**GIVEN MATERIAL**
┌──
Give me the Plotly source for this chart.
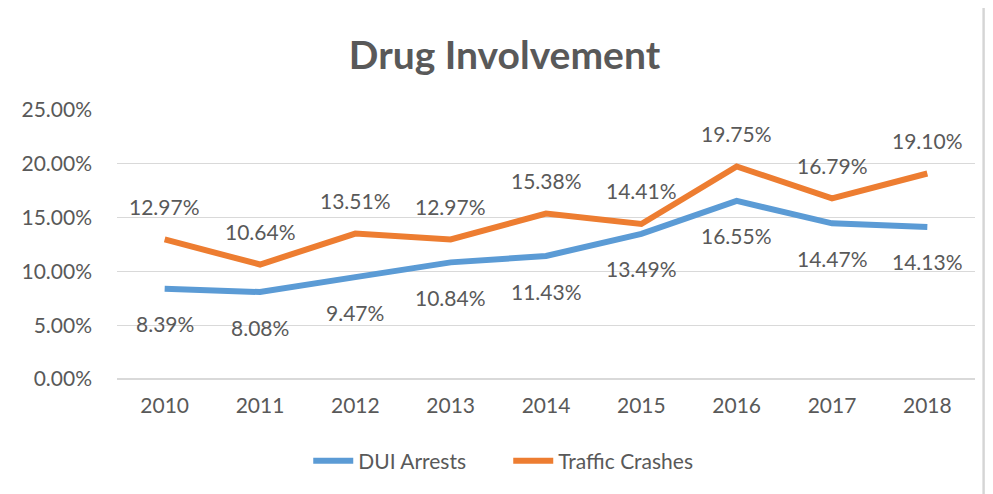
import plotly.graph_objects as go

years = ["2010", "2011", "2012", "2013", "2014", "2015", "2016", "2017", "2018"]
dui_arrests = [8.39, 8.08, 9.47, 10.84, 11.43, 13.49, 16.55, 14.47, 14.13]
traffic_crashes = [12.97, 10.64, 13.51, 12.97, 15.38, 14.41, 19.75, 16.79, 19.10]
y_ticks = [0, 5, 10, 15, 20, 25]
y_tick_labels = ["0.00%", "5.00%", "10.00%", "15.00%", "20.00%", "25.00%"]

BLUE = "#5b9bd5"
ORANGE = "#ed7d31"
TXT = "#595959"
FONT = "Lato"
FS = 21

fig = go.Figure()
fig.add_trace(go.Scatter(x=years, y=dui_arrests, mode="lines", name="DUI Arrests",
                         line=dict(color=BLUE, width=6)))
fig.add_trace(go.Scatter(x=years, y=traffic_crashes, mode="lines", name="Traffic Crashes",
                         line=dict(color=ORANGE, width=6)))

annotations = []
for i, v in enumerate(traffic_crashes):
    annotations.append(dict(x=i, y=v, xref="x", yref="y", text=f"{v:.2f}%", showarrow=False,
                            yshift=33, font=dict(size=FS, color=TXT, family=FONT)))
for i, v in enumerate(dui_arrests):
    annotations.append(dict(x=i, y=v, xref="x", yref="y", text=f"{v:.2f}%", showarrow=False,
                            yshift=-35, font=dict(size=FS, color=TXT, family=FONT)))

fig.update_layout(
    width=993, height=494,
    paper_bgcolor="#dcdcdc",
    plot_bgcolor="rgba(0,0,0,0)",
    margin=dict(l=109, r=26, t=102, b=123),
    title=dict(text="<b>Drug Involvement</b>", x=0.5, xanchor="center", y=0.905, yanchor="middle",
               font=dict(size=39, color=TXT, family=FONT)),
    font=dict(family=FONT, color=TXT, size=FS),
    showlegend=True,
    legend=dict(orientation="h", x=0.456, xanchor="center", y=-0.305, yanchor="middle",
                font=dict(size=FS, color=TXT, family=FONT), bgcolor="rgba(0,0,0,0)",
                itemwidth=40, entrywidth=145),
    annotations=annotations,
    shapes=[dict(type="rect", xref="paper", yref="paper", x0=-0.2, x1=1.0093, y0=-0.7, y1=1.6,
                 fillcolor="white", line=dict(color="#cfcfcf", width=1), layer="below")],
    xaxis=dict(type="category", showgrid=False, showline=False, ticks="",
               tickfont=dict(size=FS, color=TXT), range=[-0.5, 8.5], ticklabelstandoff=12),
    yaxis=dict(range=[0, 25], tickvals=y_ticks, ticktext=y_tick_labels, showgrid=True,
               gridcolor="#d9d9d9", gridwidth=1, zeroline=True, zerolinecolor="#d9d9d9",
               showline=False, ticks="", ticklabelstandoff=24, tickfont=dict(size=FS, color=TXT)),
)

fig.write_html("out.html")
└──
**WHAT NEEDS TO BE DONE**
Do not copy the pictures, but repeat every line exactly.

**OUTPUT OF THE TASK**
Give me the Plotly source for this chart.
import plotly.graph_objects as go

years = ["2010", "2011", "2012", "2013", "2014", "2015", "2016", "2017", "2018"]
dui_arrests = [8.39, 8.08, 9.47, 10.84, 11.43, 13.49, 16.55, 14.47, 14.13]
traffic_crashes = [12.97, 10.64, 13.51, 12.97, 15.38, 14.41, 19.75, 16.79, 19.10]
y_ticks = [0, 5, 10, 15, 20, 25]
y_tick_labels = ["0.00%", "5.00%", "10.00%", "15.00%", "20.00%", "25.00%"]

BLUE = "#5b9bd5"
ORANGE = "#ed7d31"
TXT = "#595959"
FONT = "Lato"
FS = 21

fig = go.Figure()
fig.add_trace(go.Scatter(x=years, y=dui_arrests, mode="lines", name="DUI Arrests",
                         line=dict(color=BLUE, width=6)))
fig.add_trace(go.Scatter(x=years, y=traffic_crashes, mode="lines", name="Traffic Crashes",
                         line=dict(color=ORANGE, width=6)))

annotations = []
for i, v in enumerate(traffic_crashes):
    annotations.append(dict(x=i, y=v, xref="x", yref="y", text=f"{v:.2f}%", showarrow=False,
                            yshift=33, font=dict(size=FS, color=TXT, family=FONT)))
for i, v in enumerate(dui_arrests):
    annotations.append(dict(x=i, y=v, xref="x", yref="y", text=f"{v:.2f}%", showarrow=False,
                            yshift=-35, font=dict(size=FS, color=TXT, family=FONT)))

fig.update_layout(
    width=993, height=494,
    paper_bgcolor="#dcdcdc",
    plot_bgcolor="rgba(0,0,0,0)",
    margin=dict(l=109, r=26, t=102, b=123),
    title=dict(text="<b>Drug Involvement</b>", x=0.5, xanchor="center", y=0.905, yanchor="middle",
               font=dict(size=39, color=TXT, family=FONT)),
    font=dict(family=FONT, color=TXT, size=FS),
    showlegend=True,
    legend=dict(orientation="h", x=0.456, xanchor="center", y=-0.305, yanchor="middle",
                font=dict(size=FS, color=TXT, family=FONT), bgcolor="rgba(0,0,0,0)",
                itemwidth=40, entrywidth=145),
    annotations=annotations,
    shapes=[dict(type="rect", xref="paper", yref="paper", x0=-0.2, x1=1.0093, y0=-0.7, y1=1.6,
                 fillcolor="white", line=dict(color="#cfcfcf", width=1), layer="below")],
    xaxis=dict(type="category", showgrid=False, showline=False, ticks="",
               tickfont=dict(size=FS, color=TXT), range=[-0.5, 8.5], ticklabelstandoff=12),
    yaxis=dict(range=[0, 25], tickvals=y_ticks, ticktext=y_tick_labels, showgrid=True,
               gridcolor="#d9d9d9", gridwidth=1, zeroline=True, zerolinecolor="#d9d9d9",
               showline=False, ticks="", ticklabelstandoff=24, tickfont=dict(size=FS, color=TXT)),
)

fig.write_html("out.html")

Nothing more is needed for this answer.